70 tahun kehidupan dari Elizabeth I memang tidak menghasilkan warisan dalam keturunan biologis (anak). Namun, 45 tahun selama memimpin kerajaan Inggris, begitu banyak catatan sejarah dan warisan positif, seperti bertumbuh pesatnya budaya renaissance di Inggris hingga melahirkan pujangga dunia, seperti William Shakespeare dan Cristopher Marlowe. Selain itu, beliau berhasil menciptakan politik yang stabil dan kuat, baik di dalam kerajaan Inggris serta di mata negara Eropa lainnya. Sosok satu ini juga dikenang menciptakan identitas nasional yang hingga kini dikenang oleh Negara Inggris.
Dari sosok ini, kita bisa meyakini bahwa warisan kepada dunia ini tidak hanya tentang warisan biologis yaitu garis keturunan anak, tetapi apakah hidupmu sudah memberikan dampak positif serta warisan indah lainnya yang akan dikenang dan dicatat oleh sejarah? Saya yakin ini jauh lebih bermakna dari sekedar catatan warisan biologis yang tertera di Kartu Keluarga.

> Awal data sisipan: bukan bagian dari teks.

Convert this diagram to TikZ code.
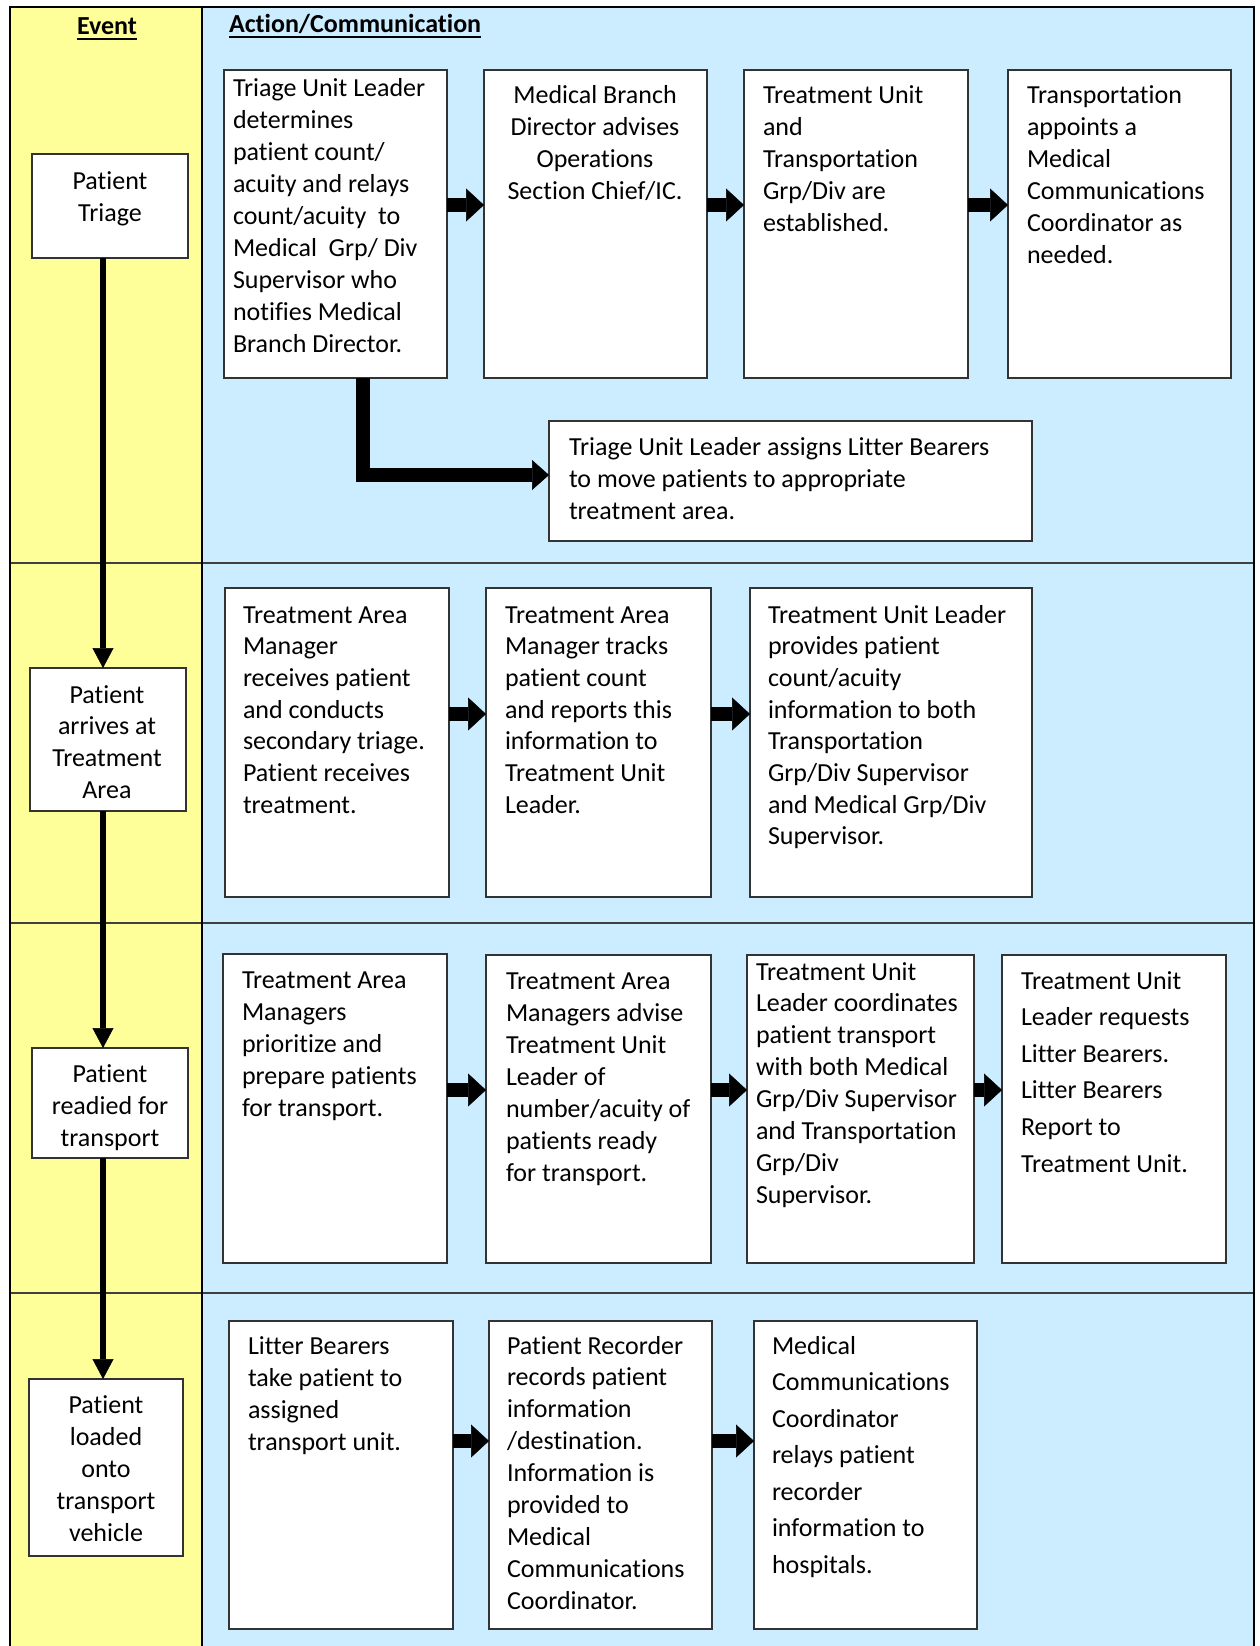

Terlepas dari childfree yang dikaitkan dengan isu agama, overpopulasi dunia, kegagalan parenting, masa tua yang terkesan lebih suram – yang akan sangat panjang jika diperdebatkan dalam artikel ini, kita tentunya harus sepakat bahwa childfree adalah sebuah keputusan, serta kebebasan wanita dalam mengambil hak istimewa - privilege serta hak prerogatif, yang seharusnya tidak bisa diintervensi dan harus dihormati oleh siapapun. Ini adalah pilihan bagi kaum wanita untuk meninggalkan warisan biologis atau warisan lainnya yang jauh lebih berdampak positif bagi dunia ini.
With, or without children, let your light shine. Be source of love, strength and courage.